Capitalizing on Disruption – Market Update
Aligning with market expectations, the Fed boosted the federal funds rate by 25pb to bring the federal funds rate to a range of 4.5% to 4.75%. The quarter-point hike represents continued tapering from larger increases after a year of more aggressive steps. However, more increases are ahead, with two additional 25bp hikes in March and May expected. Fewer might be needed if weak business confidence depresses hiring and investment, or more might be required if the economy reaccelerates.
The markets see inflation on a declining trajectory.
“Inflation data received over the past three months show a welcome reduction in the monthly pace of increases. And while recent developments are encouraging, we will need substantially more evidence to be confident that inflation is on a sustained downward path,” Fed Chairman Jerome Powell said.
But Fed officials continue to worry that core inflation remains stubbornly high and that upside risks to inflation continue.
The unpredictability of interest rates, inflation and economic performance has significantly slowed the commercial real estate transaction market. A recent survey conducted by Marcus & Millichap found the availability of financing remains a top concern among investors.
Interest rates are not only driving the price of debt it is also the driver of asset values.
Credit spreads have widened as lenders try to assess the impact of higher rates on the economy.
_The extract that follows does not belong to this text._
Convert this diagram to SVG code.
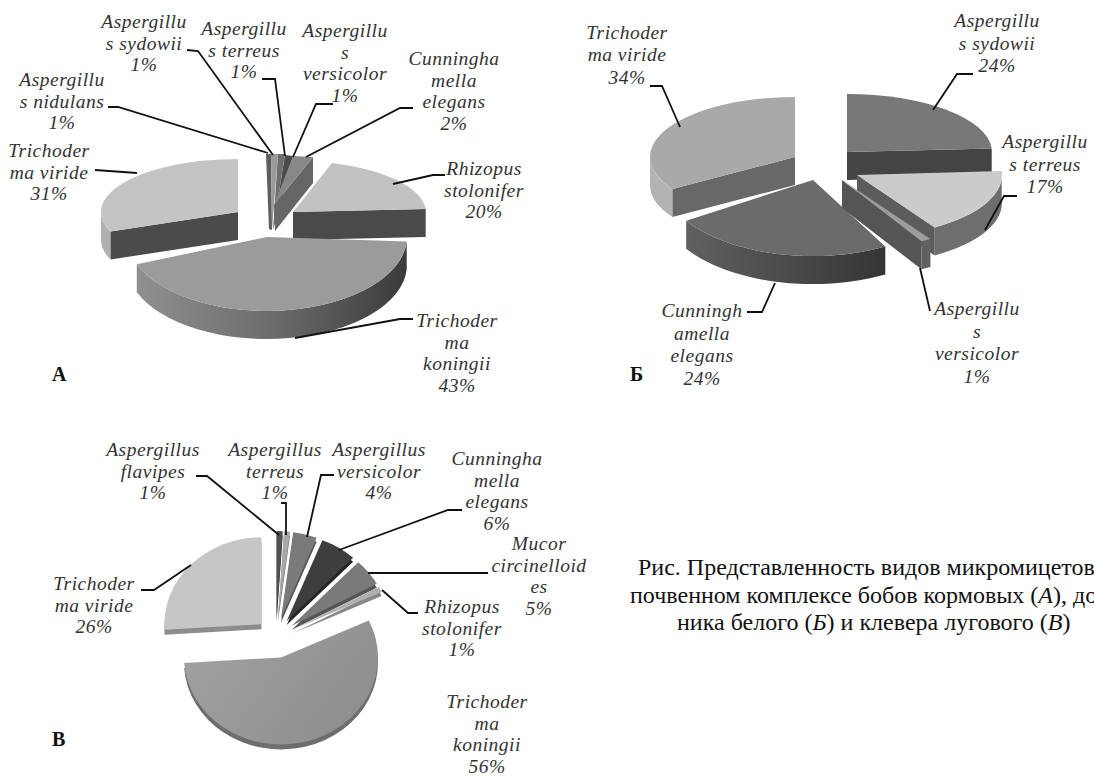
<svg xmlns="http://www.w3.org/2000/svg" width="1094" height="776" viewBox="0 0 1094 776">
<style>
.lbl{font-family:"Liberation Serif","Times New Roman",serif;font-style:italic;font-size:19.5px;letter-spacing:0.5px;fill:#333;text-anchor:middle}
.ld{fill:none;stroke:#111;stroke-width:1.8}
.pl{font-family:"Liberation Serif",serif;font-weight:bold;font-size:20px;fill:#111}
.cap{font-family:"Liberation Serif",serif;font-size:24px;fill:#111}
.it{font-style:italic}
</style>
<defs>
<linearGradient id="gAside" gradientUnits="userSpaceOnUse" x1="136" y1="0" x2="408" y2="0">
<stop offset="0" stop-color="#909090"/><stop offset="0.5" stop-color="#6c6c6c"/><stop offset="1" stop-color="#3a3a3a"/>
</linearGradient>
<linearGradient id="gBside" gradientUnits="userSpaceOnUse" x1="686" y1="0" x2="886" y2="0">
<stop offset="0" stop-color="#606060"/><stop offset="1" stop-color="#353535"/>
</linearGradient>
<linearGradient id="gCtop" gradientUnits="userSpaceOnUse" x1="190" y1="620" x2="370" y2="750">
<stop offset="0" stop-color="#a2a2a2"/><stop offset="1" stop-color="#8c8c8c"/>
</linearGradient>
</defs>
<rect width="1094" height="776" fill="#fff"/>

<!-- Chart A -->
<g id="A-viride">
<path d="M110.6,231.5 A137 53 0 0 1 101,212 L101,240 A137 53 0 0 0 110.6,259.5 Z" fill="#b0b0b0"/>
<path d="M238,212 L110.6,231.5 L110.6,259.5 L238,240 Z" fill="#4b4b4b"/>
<path d="M238,212 L110.6,231.5 A137 53 0 0 1 238,159 Z" fill="#c4c4c4"/>
<text class="lbl"><tspan x="49" y="157">Trichoder</tspan><tspan x="49" y="178.5">ma viride</tspan><tspan x="49" y="200">31%</tspan></text>
</g>
<g id="A-small">
<polygon points="266,154 271,154 272,230 269,229" fill="#5e5e5e"/>
<polygon points="271,154 278,154 272,230" fill="#9a9a9a"/>
<polygon points="278,154 285,154 273,230" fill="#6e6e6e"/>
<polygon points="285,155 293,156 273,230" fill="#4a4a4a"/>
<polygon points="313,157 313,183 275,231 274,205" fill="#666"/>
<polygon points="293,156 313,157 274,205" fill="#888"/>
<text class="lbl"><tspan x="62" y="86">Aspergillu</tspan><tspan x="62" y="107.5">s nidulans</tspan><tspan x="62" y="129">1%</tspan></text>
<text class="lbl"><tspan x="144" y="28">Aspergillu</tspan><tspan x="144" y="49.5">s sydowii</tspan><tspan x="144" y="71">1%</tspan></text>
<text class="lbl"><tspan x="244" y="35">Aspergillu</tspan><tspan x="244" y="56.5">s terreus</tspan><tspan x="244" y="78">1%</tspan></text>
<text class="lbl"><tspan x="345" y="37">Aspergillu</tspan><tspan x="345" y="58.5">s</tspan><tspan x="345" y="80">versicolor</tspan><tspan x="345" y="101.5">1%</tspan></text>
<text class="lbl"><tspan x="454" y="65">Cunningha</tspan><tspan x="454" y="86.5">mella</tspan><tspan x="454" y="108">elegans</tspan><tspan x="454" y="129.5">2%</tspan></text>
</g>
<g id="A-rhizopus">
<path d="M293,212 L425.7,209 L425.7,237 L293,240 Z" fill="#4a4a4a"/>
<path d="M293,212 L332,163 A133 52 0 0 1 425.7,209 Z" fill="#c2c2c2"/>
<text class="lbl"><tspan x="484" y="175">Rhizopus</tspan><tspan x="484" y="196.5">stolonifer</tspan><tspan x="484" y="218">20%</tspan></text>
</g>
<g id="A-koningii">
<path d="M406.7,241.6 A140 74 0 0 1 136.8,264.2 L136.8,292.2 A140 74 0 0 0 406.7,269.6 Z" fill="url(#gAside)"/>
<path d="M267,237 L406.7,241.6 A140 74 0 0 1 136.8,264.2 Z" fill="#9b9b9b"/>
<text class="lbl"><tspan x="457" y="327">Trichoder</tspan><tspan x="457" y="348.5">ma</tspan><tspan x="457" y="370">koningii</tspan><tspan x="457" y="391.5">43%</tspan></text>
</g>
<text class="pl" x="52" y="381">А</text>

<!-- Chart B -->
<g id="B-viride">
<path d="M672.5,189.1 A145 60 0 0 1 650,157 L650,185 A145 60 0 0 0 672.5,217.1 Z" fill="#b3b3b3"/>
<path d="M795,157 L672.5,189.1 L672.5,217.1 L795,185 Z" fill="#686868"/>
<path d="M795,157 L672.5,189.1 A145 60 0 0 1 795,97 Z" fill="#a9a9a9"/>
<text class="lbl"><tspan x="627" y="38.5">Trichoder</tspan><tspan x="627" y="61">ma viride</tspan><tspan x="627" y="83.5">34%</tspan></text>
</g>
<g id="B-sydowii">
<path d="M847,152 L991.7,148.4 L991.7,176.4 L847,180 Z" fill="#444"/>
<path d="M847,152 L847,94 A145 58 0 0 1 991.7,148.4 Z" fill="#787878"/>
<text class="lbl"><tspan x="997" y="27">Aspergillu</tspan><tspan x="997" y="49.5">s sydowii</tspan><tspan x="997" y="72">24%</tspan></text>
</g>
<g id="B-terreus">
<path d="M1001.7,171.1 A145 62 0 0 1 934.7,227.4 L934.7,255.4 A145 62 0 0 0 1001.7,199.1 Z" fill="#6e6e6e"/>
<path d="M857,175 L934.7,227.4 L934.7,255.4 L857,203 Z" fill="#5c5c5c"/>
<path d="M857,175 L1001.7,171.1 A145 62 0 0 1 934.7,227.4 Z" fill="#cbcbcb"/>
<text class="lbl"><tspan x="1045" y="148">Aspergillu</tspan><tspan x="1045" y="170.5">s terreus</tspan><tspan x="1045" y="193">17%</tspan></text>
</g>
<g id="B-cunninghamella">
<path d="M885.3,246.6 A150 76 0 0 1 686.2,220.7 L686.2,248.7 A150 76 0 0 0 885.3,274.6 Z" fill="url(#gBside)"/>
<path d="M813,180 L885.3,246.6 A150 76 0 0 1 686.2,220.7 Z" fill="#6b6b6b"/>
<text class="lbl"><tspan x="702" y="317">Cunningh</tspan><tspan x="702" y="339.5">amella</tspan><tspan x="702" y="362">elegans</tspan><tspan x="702" y="384.5">24%</tspan></text>
</g>
<g id="B-versicolor">
<path d="M842,180 L921.5,241.3 L921.5,269.3 L842,208 Z" fill="#555"/>
<path d="M930.4,239.1 L921.5,241.3 L921.5,269.3 L930.4,267.1 Z" fill="#606060"/>
<path d="M842,180 L930.4,239.1 A165 70 0 0 1 921.5,241.3 Z" fill="#9c9c9c"/>
<text class="lbl"><tspan x="977" y="315">Aspergillu</tspan><tspan x="977" y="337.5">s</tspan><tspan x="977" y="360">versicolor</tspan><tspan x="977" y="382.5">1%</tspan></text>
</g>
<text class="pl" x="630" y="381">Б</text>

<!-- Chart C -->
<g id="C-viride">
<path d="M261.4,629.3 L164.6,634.8 A97 87 0 0 1 261.4,542.3 Z" fill="#8c8c8c"/>
<path d="M261.4,624.3 L164.6,629.8 A97 87 0 0 1 261.4,537.3 Z" fill="#c6c6c6"/>
<text class="lbl"><tspan x="94" y="590">Trichoder</tspan><tspan x="94" y="611.5">ma viride</tspan><tspan x="94" y="633">26%</tspan></text>
</g>
<g id="C-small">
<path d="M276.6,622 L276.6,535 A97 87 0 0 1 282.7,535.2 Z" fill="#333"/>
<path d="M276.6,618 L276.6,531 A97 87 0 0 1 282.7,531.2 Z" fill="#505050"/>
<path d="M277.9,622.1 L284,535.3 A97 87 0 0 1 290.1,535.8 Z" fill="#7a7a7a"/>
<path d="M277.9,618.1 L284,531.3 A97 87 0 0 1 290.1,531.8 Z" fill="#a8a8a8"/>
<path d="M281,622.6 L293.2,536.3 A97 87 0 0 1 316.7,541.7 Z" fill="#555"/>
<path d="M281,618.6 L293.2,532.3 A97 87 0 0 1 316.7,537.7 Z" fill="#7a7a7a"/>
<path d="M286.7,625.1 L322.4,544.2 A97 87 0 0 1 353.1,561.7 Z" fill="#262626"/>
<path d="M286.7,621.1 L322.4,540.2 A97 87 0 0 1 353.1,557.7 Z" fill="#3e3e3e"/>
<path d="M291.8,629.7 L358.2,566.3 A97 87 0 0 1 376.8,587.8 Z" fill="#555"/>
<path d="M291.8,625.7 L358.2,562.3 A97 87 0 0 1 376.8,583.8 Z" fill="#7a7a7a"/>
<path d="M293.8,632.9 L378.8,591 A97 87 0 0 1 381.6,595.9 Z" fill="#888"/>
<path d="M293.8,628.9 L378.8,587 A97 87 0 0 1 381.6,591.9 Z" fill="#b0b0b0"/>
<text class="lbl"><tspan x="153" y="456">Aspergillus</tspan><tspan x="153" y="477.5">flavipes</tspan><tspan x="153" y="499">1%</tspan></text>
<text class="lbl"><tspan x="275" y="456">Aspergillus</tspan><tspan x="275" y="477.5">terreus</tspan><tspan x="275" y="499">1%</tspan></text>
<text class="lbl"><tspan x="379" y="456">Aspergillus</tspan><tspan x="379" y="477.5">versicolor</tspan><tspan x="379" y="499">4%</tspan></text>
<text class="lbl"><tspan x="497" y="465">Cunningha</tspan><tspan x="497" y="486.5">mella</tspan><tspan x="497" y="508">elegans</tspan><tspan x="497" y="529.5">6%</tspan></text>
<text class="lbl"><tspan x="539" y="550">Mucor</tspan><tspan x="539" y="571.5">circinelloid</tspan><tspan x="539" y="593">es</tspan><tspan x="539" y="614.5">5%</tspan></text>
<text class="lbl"><tspan x="462" y="613">Rhizopus</tspan><tspan x="462" y="634.5">stolonifer</tspan><tspan x="462" y="656">1%</tspan></text>
</g>
<g id="C-koningii">
<path d="M281,662.4 L368.8,625.4 A97 87 0 1 1 184.2,667.9 Z" fill="#6e6e6e"/>
<path d="M281,657.4 L368.8,620.4 A97 87 0 1 1 184.2,662.9 Z" fill="url(#gCtop)"/>
<text class="lbl"><tspan x="487" y="708">Trichoder</tspan><tspan x="487" y="729.5">ma</tspan><tspan x="487" y="751">koningii</tspan><tspan x="487" y="772.5">56%</tspan></text>
</g>
<text class="pl" x="52" y="746">В</text>

<!-- connectors -->
<g id="connectors">
<polyline class="ld" points="108,107 118,107 268,153"/>
<polyline class="ld" points="187,50 198,51 273,155"/>
<polyline class="ld" points="262,79 275,79 285,156"/>
<polyline class="ld" points="333,104 316,104 293,157"/>
<polyline class="ld" points="413,108 400,108 306,157"/>
<polyline class="ld" points="445,175 433,175 393,184"/>
<polyline class="ld" points="95,170 137,173"/>
<polyline class="ld" points="413,319 400,319 295,338"/>
<polyline class="ld" points="650,86 662,86 680,127"/>
<polyline class="ld" points="973,74 957,74 933,110"/>
<polyline class="ld" points="1017,196 1004,196 985,230"/>
<polyline class="ld" points="930,311 920,268"/>
<polyline class="ld" points="747,312 762,312 775,283"/>
<polyline class="ld" points="196,476 207,476 279,535"/>
<polyline class="ld" points="281,503 286,503 286,535"/>
<polyline class="ld" points="334,475 321,475 307,537"/>
<polyline class="ld" points="462,510 448,510 339,550"/>
<polyline class="ld" points="368,573 488,573"/>
<polyline class="ld" points="418,613 408,613 382,590"/>
<polyline class="ld" points="141,590 154,590 191,565"/>
</g>

<g id="caption">
<text class="cap" x="638" y="575">Рис. Представленность видов микромицетов</text>
<text class="cap" x="630" y="603">почвенном комплексе бобов кормовых (<tspan class="it">А</tspan>), до</text>
<text class="cap" x="677" y="630">ника белого (<tspan class="it">Б</tspan>) и клевера лугового (<tspan class="it">В</tspan>)</text>
</g>
</svg>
With commercial mortgage rates elevated, lenders have lowered loan proceeds, required more equity and reduced the borrower’s leveraged returns to protect themselves further.
There is a tidal wave of loan maturities coming due this year; roughly $160 billion of commercial real estate debt maturing. With capital stacks already battling a less liquid market, rescue capital, mezzanine debt and preferred equity will be in high demand.
The Fed will likely settle with inflation above 2% but below 5%, meaning interest rates will remain elevated for an extended period, leading to many asset classes facing a more severe reset in cap rates and valuations. With the market in price discovery, sellers are less likely to come to market if they don’t think they will get their desired price, and buyers aren’t going to pay the same valuations as they would have in previous lower interest rate environments.
As the market adapts to these lending standards and the higher interest rate environment, transaction volume will improve as we progress through the year.
For hospitality, demand and secular trends bode well for long-term outperformance in this sector. Hospitality fundamentals remain strong, with demand rising above pre-pandemic levels and ADRs at record highs. And with slower GDP growth expected to lead to a potential recessionary period, industry analysts still expect hospitality to remain resilient.
Supporting this demand growth is also the need for more supply of hotel rooms in select markets, which continues to remain muted. Hotels are probably one of the most investable asset classes today, given their ability to reprice daily and efficiently manage around a higher inflationary environment and its historical trend of being less sensitive to interest rate movements as it relates to cap rates.
These factors are creating the perfect storm for Peachtree.
Our lending operation generates equity-like returns through originations at lower leverage points without taking the last-dollar risk. We also anticipate transaction volume for acquiring hotels at opportunistic pricing to tick up as ownership groups grapple with higher debt service costs and limited capital available for debt maturities and capital improvement projects. In fact, we are already seeing motivated sellers come to market. In addition, with growing room demand and limited supply under construction, our hotel development program will remain active, with numerous groundbreakings and openings throughout the year. All of this translates into a very busy and productive year for Peachtree.
Greg has successfully led Peachtree, a private equity firm focusing on opportunistically deploying capital across its distinct operating and real estate divisions, including hospitality, commercial real estate lending, residential development and capital markets, in more than $8.0 billion in transactions since co-founding the company in 2008.
Greg has more than 23 years of hospitality experience with an emphasis on deal-structuring and financing. He was formerly Senior Vice President of Business Development for Specialty Finance Group, originating more than $2.0 billion of hotel debt.
Greg is a graduate of the University of Texas at Austin and is a board member of the American Hotel & Lodging Association. He also serves on the real estate fund advisory board for the Texas McCombs School of Business at the University of Texas at Austin and he is a member of the Real Estate Roundtable, a nonprofit public policy organization based in Washington, D.C., that represents the interests of real estate.